Abra, which also operates under the name Plutus Financial, must pay $300,000 in fines—split evenly between the SEC and the CFTC.
Abra also agreed to stop offering tokenized stocks, which were the products that made the California-based startup stand out within the crypto space. Now, Abra is back to being a plain ol’ crypto investment platform and wallet.
Those tokens Abra sold, though, weren’t actually backed by stocks; they just represented them. So why did the SEC and CFTC both offer cease-and-desist orders?
The SEC claimed that these tokenized stocks were “security-based swaps subject to US securities laws.” And the CFTC said that Abra “engaged in unlawful off-exchange swaps trading.”
So, tokenized or not, the same rules still apply. And for Abra to offer those services legitimately, it should have serviced only “eligible contract participants.” According to the SEC’s order, this means either non-US residents or US residents who meet certain conditions, such as individuals who have “at least $5 million and often $10 million invested on a discretionary basis.”
But Abra “took no steps” to ensure only its customers were eligible investors, according to the SEC. And, in fact, specifically sought out retail clients for its products, the complaint alleged.
Abra: The history
Abra started offering price exposure to some foreign currencies at the end of 2017. In the spring of 2018, it let customers invest in cryptocurrencies. And in February 2019, it started offering tokenized versions of US stocks and ETFs.
After the CFTC and the SEC kicked up a fuss in early 2019, Abra stopped offering its crypto and foreign currency based wasps to US customers; it would offer those products to non-US investors instead through its Filipino company.
But the CFTC didn’t buy it.
Even though Abra’s company in the Philippines handled those swaps, Abra’s California office “played a significant role in the swaps,” said the CFTC. “Abra employees in California designed the swap contract, including setting the contract’s price and establishing the hedging mechanism.”

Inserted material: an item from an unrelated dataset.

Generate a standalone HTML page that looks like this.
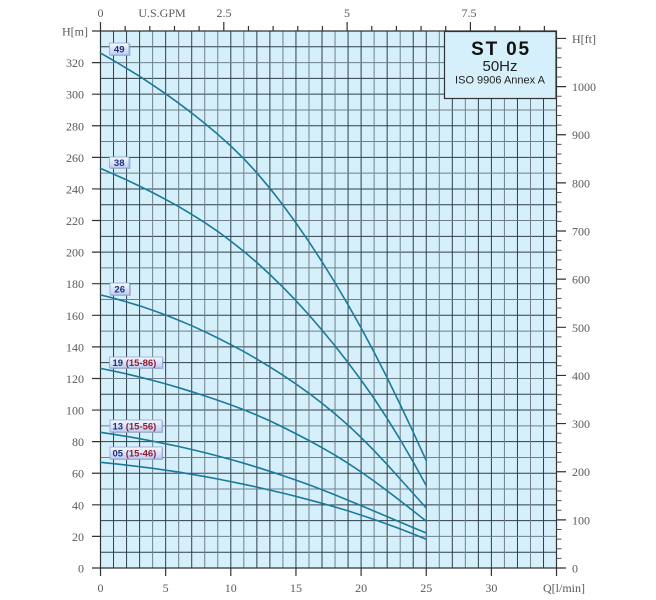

Abra also promoted those products on its websites, which were frequented by US customers. Nor did it take steps to ensure that it wasn’t offering its products to US customers, said the CFTC.
What next for DeFi?
The big question is: where does this leave decentralized finance?
me thinks the SEC & CFTC are starting to signal they don't like DeFi.
— Ma/ya Zehavi (@mayazi) July 13, 2020
“Note that the legal construct Abra used in these swap contracts is essentially the same as those underlying most DeFi products. Hence, they can potentially face the same exact charges,” tweeted Maya Zehavi, a founding board member of the Israeli Blockchain Industry Forum.
Katherine Wu, an venture capitalist at Notation Capital, tweeted: “The reality here now is that any crypto businesses that want onboard the next million non-crypto native users by touching fiat or traditional fintech products will have to navigate intense financial regulations/ requirements.”
One narrative within crypto today is that it is financial engineering on steroids- a statement that I partially agree with. But that also means businesses built around that narrative will fall under the same regulatory scrutiny as traditional financial institutions– https://t.co/fDj8dUnVch
— Katherine Wu (@katherineykwu) July 13, 2020
As is often the case with the US government’s crypto lawsuits, Abra agreed “without admitting or denying the findings.”